## BEGIN
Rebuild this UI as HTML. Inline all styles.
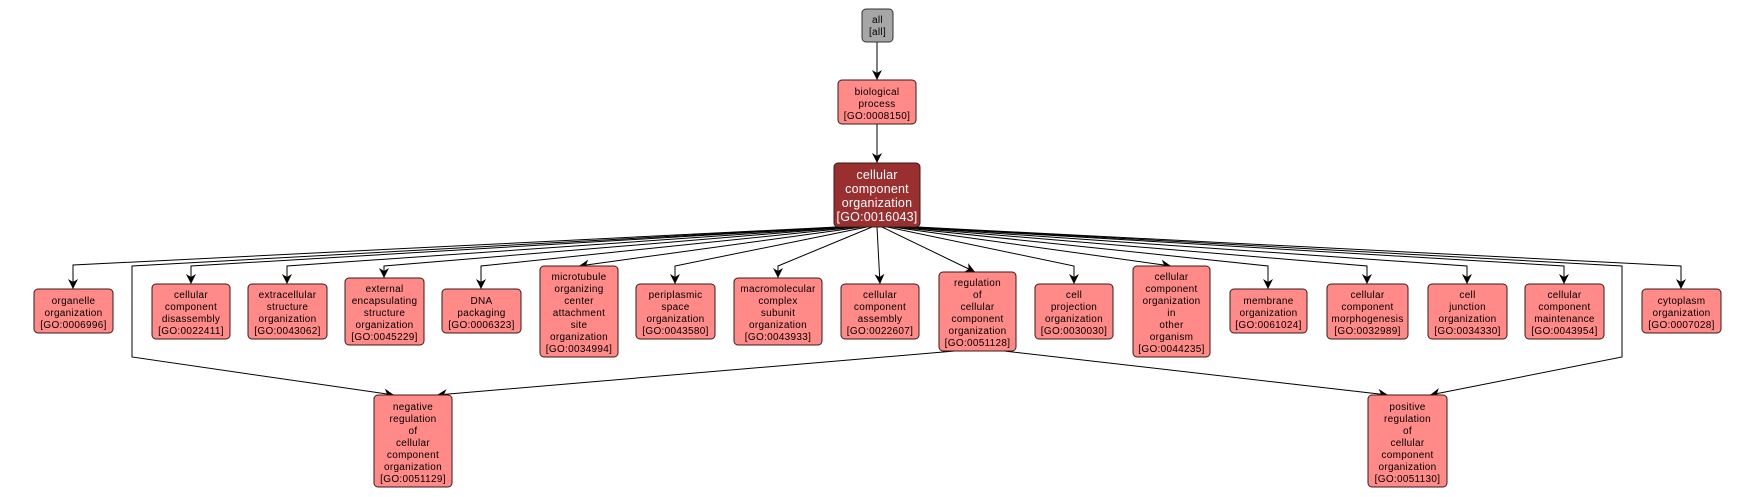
<!DOCTYPE html>
<html><head><meta charset="utf-8"><style>
html,body{margin:0;padding:0;background:#fff;}
svg{display:block;}
text{font-family:"Liberation Sans",Arial,sans-serif;font-size:10px;fill:#000;text-anchor:middle;letter-spacing:0.3px;}
.n{fill:#ff8a88;stroke:#3a1a1a;stroke-width:1;}
.e{fill:none;stroke:#000;stroke-width:1;marker-end:url(#a);}
.w{fill:#fff;font-size:12.5px;letter-spacing:0.2px;}
</style></head><body>
<svg width="1755" height="497" viewBox="0 0 1755 497" xmlns="http://www.w3.org/2000/svg">
<defs><marker id="a" markerWidth="12" markerHeight="12" refX="10" refY="5" orient="auto" markerUnits="userSpaceOnUse"><path d="M0,0 L10,5 L0,10 L3,5 Z" fill="#000"/></marker></defs>

<path class="e" d="M877,42 L877,80"/>
<path class="e" d="M877,124 L877,163"/>
<path class="e" d="M837,227 L73,265 L73,289"/>
<path class="e" d="M840,227 L132,266 L132,357 L394,395"/>
<path class="e" d="M843,227 L191,266 L191,284"/>
<path class="e" d="M848,227 L287,266 L287,284"/>
<path class="e" d="M852,227 L384,266 L384,278"/>
<path class="e" d="M857,227 L481,266 L481,289"/>
<path class="e" d="M862,227 L579,266"/>
<path class="e" d="M867,227 L675,266 L675,284"/>
<path class="e" d="M872,227 L778,266 L778,278"/>
<path class="e" d="M877,227 L880,284"/>
<path class="e" d="M882,227 L975,272"/>
<path class="e" d="M887,227 L1074,266 L1074,284"/>
<path class="e" d="M892,227 L1171,266"/>
<path class="e" d="M896,227 L1268,266 L1268,289"/>
<path class="e" d="M901,227 L1367,266 L1367,284"/>
<path class="e" d="M906,227 L1467,266 L1467,284"/>
<path class="e" d="M911,227 L1564,266 L1564,284"/>
<path class="e" d="M914,227 L1622,266 L1622,357 L1430,395"/>
<path class="e" d="M917,227 L1681,266 L1681,289"/>
<path class="e" d="M955,351 L437,395"/>
<path class="e" d="M1004,351 L1388,395"/>

<rect x="862" y="9" width="31" height="33" rx="4" fill="#a6a6a6" stroke="#333"/>
<text x="877.5" y="23">all</text><text x="877.5" y="35">[all]</text>

<rect class="n" x="838" y="80" width="78" height="44" rx="4"/>
<text x="877" y="95">biological</text><text x="877" y="107">process</text><text x="877" y="119">[GO:0008150]</text>

<rect x="834" y="163" width="86" height="64" rx="4" fill="#9a2f2f" stroke="#3a1a1a"/>
<text class="w" x="877" y="179">cellular</text><text class="w" x="877" y="193">component</text><text class="w" x="877" y="207">organization</text><text class="w" x="877" y="221">[GO:0016043]</text>

<rect class="n" x="34" y="289" width="79" height="44" rx="4"/>
<text x="73.5" y="304">organelle</text><text x="73.5" y="316">organization</text><text x="73.5" y="328">[GO:0006996]</text>

<rect class="n" x="152" y="284" width="78" height="55" rx="4"/>
<text x="191" y="298">cellular</text><text x="191" y="310">component</text><text x="191" y="322">disassembly</text><text x="191" y="334">[GO:0022411]</text>

<rect class="n" x="248" y="284" width="79" height="55" rx="4"/>
<text x="287.5" y="298">extracellular</text><text x="287.5" y="310">structure</text><text x="287.5" y="322">organization</text><text x="287.5" y="334">[GO:0043062]</text>

<rect class="n" x="345" y="278" width="79" height="67" rx="4"/>
<text x="384.5" y="292">external</text><text x="384.5" y="304">encapsulating</text><text x="384.5" y="316">structure</text><text x="384.5" y="328">organization</text><text x="384.5" y="340">[GO:0045229]</text>

<rect class="n" x="442" y="289" width="79" height="44" rx="4"/>
<text x="481.5" y="304">DNA</text><text x="481.5" y="316">packaging</text><text x="481.5" y="328">[GO:0006323]</text>

<rect class="n" x="540" y="266" width="78" height="91" rx="4"/>
<text x="579" y="280">microtubule</text><text x="579" y="292">organizing</text><text x="579" y="304">center</text><text x="579" y="316">attachment</text><text x="579" y="328">site</text><text x="579" y="340">organization</text><text x="579" y="352">[GO:0034994]</text>

<rect class="n" x="636" y="284" width="79" height="55" rx="4"/>
<text x="675.5" y="298">periplasmic</text><text x="675.5" y="310">space</text><text x="675.5" y="322">organization</text><text x="675.5" y="334">[GO:0043580]</text>

<rect class="n" x="734" y="278" width="88" height="67" rx="4"/>
<text x="778" y="292">macromolecular</text><text x="778" y="304">complex</text><text x="778" y="316">subunit</text><text x="778" y="328">organization</text><text x="778" y="340">[GO:0043933]</text>

<rect class="n" x="841" y="284" width="78" height="55" rx="4"/>
<text x="880" y="298">cellular</text><text x="880" y="310">component</text><text x="880" y="322">assembly</text><text x="880" y="334">[GO:0022607]</text>

<rect class="n" x="939" y="272" width="77" height="79" rx="4"/>
<text x="977.5" y="286">regulation</text><text x="977.5" y="298">of</text><text x="977.5" y="310">cellular</text><text x="977.5" y="322">component</text><text x="977.5" y="334">organization</text><text x="977.5" y="346">[GO:0051128]</text>

<rect class="n" x="1035" y="284" width="78" height="55" rx="4"/>
<text x="1074" y="298">cell</text><text x="1074" y="310">projection</text><text x="1074" y="322">organization</text><text x="1074" y="334">[GO:0030030]</text>

<rect class="n" x="1133" y="266" width="77" height="91" rx="4"/>
<text x="1171.5" y="280">cellular</text><text x="1171.5" y="292">component</text><text x="1171.5" y="304">organization</text><text x="1171.5" y="316">in</text><text x="1171.5" y="328">other</text><text x="1171.5" y="340">organism</text><text x="1171.5" y="352">[GO:0044235]</text>

<rect class="n" x="1230" y="289" width="77" height="44" rx="4"/>
<text x="1268.5" y="304">membrane</text><text x="1268.5" y="316">organization</text><text x="1268.5" y="328">[GO:0061024]</text>

<rect class="n" x="1327" y="284" width="81" height="55" rx="4"/>
<text x="1367.5" y="298">cellular</text><text x="1367.5" y="310">component</text><text x="1367.5" y="322">morphogenesis</text><text x="1367.5" y="334">[GO:0032989]</text>

<rect class="n" x="1428" y="284" width="79" height="55" rx="4"/>
<text x="1467.5" y="298">cell</text><text x="1467.5" y="310">junction</text><text x="1467.5" y="322">organization</text><text x="1467.5" y="334">[GO:0034330]</text>

<rect class="n" x="1525" y="284" width="79" height="55" rx="4"/>
<text x="1564.5" y="298">cellular</text><text x="1564.5" y="310">component</text><text x="1564.5" y="322">maintenance</text><text x="1564.5" y="334">[GO:0043954]</text>

<rect class="n" x="1642" y="289" width="79" height="44" rx="4"/>
<text x="1681.5" y="304">cytoplasm</text><text x="1681.5" y="316">organization</text><text x="1681.5" y="328">[GO:0007028]</text>

<rect class="n" x="374" y="395" width="78" height="92" rx="4"/>
<text x="413" y="410">negative</text><text x="413" y="422">regulation</text><text x="413" y="434">of</text><text x="413" y="446">cellular</text><text x="413" y="458">component</text><text x="413" y="470">organization</text><text x="413" y="482">[GO:0051129]</text>

<rect class="n" x="1368" y="395" width="79" height="92" rx="4"/>
<text x="1407.5" y="410">positive</text><text x="1407.5" y="422">regulation</text><text x="1407.5" y="434">of</text><text x="1407.5" y="446">cellular</text><text x="1407.5" y="458">component</text><text x="1407.5" y="470">organization</text><text x="1407.5" y="482">[GO:0051130]</text>
</svg>
</body></html>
## END
Problem to work on: Reproduce the whole listing above word for word, but not its pictures.

Response below:
Rebuild this UI as HTML. Inline all styles.
<!DOCTYPE html>
<html><head><meta charset="utf-8"><style>
html,body{margin:0;padding:0;background:#fff;}
svg{display:block;}
text{font-family:"Liberation Sans",Arial,sans-serif;font-size:10px;fill:#000;text-anchor:middle;letter-spacing:0.3px;}
.n{fill:#ff8a88;stroke:#3a1a1a;stroke-width:1;}
.e{fill:none;stroke:#000;stroke-width:1;marker-end:url(#a);}
.w{fill:#fff;font-size:12.5px;letter-spacing:0.2px;}
</style></head><body>
<svg width="1755" height="497" viewBox="0 0 1755 497" xmlns="http://www.w3.org/2000/svg">
<defs><marker id="a" markerWidth="12" markerHeight="12" refX="10" refY="5" orient="auto" markerUnits="userSpaceOnUse"><path d="M0,0 L10,5 L0,10 L3,5 Z" fill="#000"/></marker></defs>

<path class="e" d="M877,42 L877,80"/>
<path class="e" d="M877,124 L877,163"/>
<path class="e" d="M837,227 L73,265 L73,289"/>
<path class="e" d="M840,227 L132,266 L132,357 L394,395"/>
<path class="e" d="M843,227 L191,266 L191,284"/>
<path class="e" d="M848,227 L287,266 L287,284"/>
<path class="e" d="M852,227 L384,266 L384,278"/>
<path class="e" d="M857,227 L481,266 L481,289"/>
<path class="e" d="M862,227 L579,266"/>
<path class="e" d="M867,227 L675,266 L675,284"/>
<path class="e" d="M872,227 L778,266 L778,278"/>
<path class="e" d="M877,227 L880,284"/>
<path class="e" d="M882,227 L975,272"/>
<path class="e" d="M887,227 L1074,266 L1074,284"/>
<path class="e" d="M892,227 L1171,266"/>
<path class="e" d="M896,227 L1268,266 L1268,289"/>
<path class="e" d="M901,227 L1367,266 L1367,284"/>
<path class="e" d="M906,227 L1467,266 L1467,284"/>
<path class="e" d="M911,227 L1564,266 L1564,284"/>
<path class="e" d="M914,227 L1622,266 L1622,357 L1430,395"/>
<path class="e" d="M917,227 L1681,266 L1681,289"/>
<path class="e" d="M955,351 L437,395"/>
<path class="e" d="M1004,351 L1388,395"/>

<rect x="862" y="9" width="31" height="33" rx="4" fill="#a6a6a6" stroke="#333"/>
<text x="877.5" y="23">all</text><text x="877.5" y="35">[all]</text>

<rect class="n" x="838" y="80" width="78" height="44" rx="4"/>
<text x="877" y="95">biological</text><text x="877" y="107">process</text><text x="877" y="119">[GO:0008150]</text>

<rect x="834" y="163" width="86" height="64" rx="4" fill="#9a2f2f" stroke="#3a1a1a"/>
<text class="w" x="877" y="179">cellular</text><text class="w" x="877" y="193">component</text><text class="w" x="877" y="207">organization</text><text class="w" x="877" y="221">[GO:0016043]</text>

<rect class="n" x="34" y="289" width="79" height="44" rx="4"/>
<text x="73.5" y="304">organelle</text><text x="73.5" y="316">organization</text><text x="73.5" y="328">[GO:0006996]</text>

<rect class="n" x="152" y="284" width="78" height="55" rx="4"/>
<text x="191" y="298">cellular</text><text x="191" y="310">component</text><text x="191" y="322">disassembly</text><text x="191" y="334">[GO:0022411]</text>

<rect class="n" x="248" y="284" width="79" height="55" rx="4"/>
<text x="287.5" y="298">extracellular</text><text x="287.5" y="310">structure</text><text x="287.5" y="322">organization</text><text x="287.5" y="334">[GO:0043062]</text>

<rect class="n" x="345" y="278" width="79" height="67" rx="4"/>
<text x="384.5" y="292">external</text><text x="384.5" y="304">encapsulating</text><text x="384.5" y="316">structure</text><text x="384.5" y="328">organization</text><text x="384.5" y="340">[GO:0045229]</text>

<rect class="n" x="442" y="289" width="79" height="44" rx="4"/>
<text x="481.5" y="304">DNA</text><text x="481.5" y="316">packaging</text><text x="481.5" y="328">[GO:0006323]</text>

<rect class="n" x="540" y="266" width="78" height="91" rx="4"/>
<text x="579" y="280">microtubule</text><text x="579" y="292">organizing</text><text x="579" y="304">center</text><text x="579" y="316">attachment</text><text x="579" y="328">site</text><text x="579" y="340">organization</text><text x="579" y="352">[GO:0034994]</text>

<rect class="n" x="636" y="284" width="79" height="55" rx="4"/>
<text x="675.5" y="298">periplasmic</text><text x="675.5" y="310">space</text><text x="675.5" y="322">organization</text><text x="675.5" y="334">[GO:0043580]</text>

<rect class="n" x="734" y="278" width="88" height="67" rx="4"/>
<text x="778" y="292">macromolecular</text><text x="778" y="304">complex</text><text x="778" y="316">subunit</text><text x="778" y="328">organization</text><text x="778" y="340">[GO:0043933]</text>

<rect class="n" x="841" y="284" width="78" height="55" rx="4"/>
<text x="880" y="298">cellular</text><text x="880" y="310">component</text><text x="880" y="322">assembly</text><text x="880" y="334">[GO:0022607]</text>

<rect class="n" x="939" y="272" width="77" height="79" rx="4"/>
<text x="977.5" y="286">regulation</text><text x="977.5" y="298">of</text><text x="977.5" y="310">cellular</text><text x="977.5" y="322">component</text><text x="977.5" y="334">organization</text><text x="977.5" y="346">[GO:0051128]</text>

<rect class="n" x="1035" y="284" width="78" height="55" rx="4"/>
<text x="1074" y="298">cell</text><text x="1074" y="310">projection</text><text x="1074" y="322">organization</text><text x="1074" y="334">[GO:0030030]</text>

<rect class="n" x="1133" y="266" width="77" height="91" rx="4"/>
<text x="1171.5" y="280">cellular</text><text x="1171.5" y="292">component</text><text x="1171.5" y="304">organization</text><text x="1171.5" y="316">in</text><text x="1171.5" y="328">other</text><text x="1171.5" y="340">organism</text><text x="1171.5" y="352">[GO:0044235]</text>

<rect class="n" x="1230" y="289" width="77" height="44" rx="4"/>
<text x="1268.5" y="304">membrane</text><text x="1268.5" y="316">organization</text><text x="1268.5" y="328">[GO:0061024]</text>

<rect class="n" x="1327" y="284" width="81" height="55" rx="4"/>
<text x="1367.5" y="298">cellular</text><text x="1367.5" y="310">component</text><text x="1367.5" y="322">morphogenesis</text><text x="1367.5" y="334">[GO:0032989]</text>

<rect class="n" x="1428" y="284" width="79" height="55" rx="4"/>
<text x="1467.5" y="298">cell</text><text x="1467.5" y="310">junction</text><text x="1467.5" y="322">organization</text><text x="1467.5" y="334">[GO:0034330]</text>

<rect class="n" x="1525" y="284" width="79" height="55" rx="4"/>
<text x="1564.5" y="298">cellular</text><text x="1564.5" y="310">component</text><text x="1564.5" y="322">maintenance</text><text x="1564.5" y="334">[GO:0043954]</text>

<rect class="n" x="1642" y="289" width="79" height="44" rx="4"/>
<text x="1681.5" y="304">cytoplasm</text><text x="1681.5" y="316">organization</text><text x="1681.5" y="328">[GO:0007028]</text>

<rect class="n" x="374" y="395" width="78" height="92" rx="4"/>
<text x="413" y="410">negative</text><text x="413" y="422">regulation</text><text x="413" y="434">of</text><text x="413" y="446">cellular</text><text x="413" y="458">component</text><text x="413" y="470">organization</text><text x="413" y="482">[GO:0051129]</text>

<rect class="n" x="1368" y="395" width="79" height="92" rx="4"/>
<text x="1407.5" y="410">positive</text><text x="1407.5" y="422">regulation</text><text x="1407.5" y="434">of</text><text x="1407.5" y="446">cellular</text><text x="1407.5" y="458">component</text><text x="1407.5" y="470">organization</text><text x="1407.5" y="482">[GO:0051130]</text>
</svg>
</body></html>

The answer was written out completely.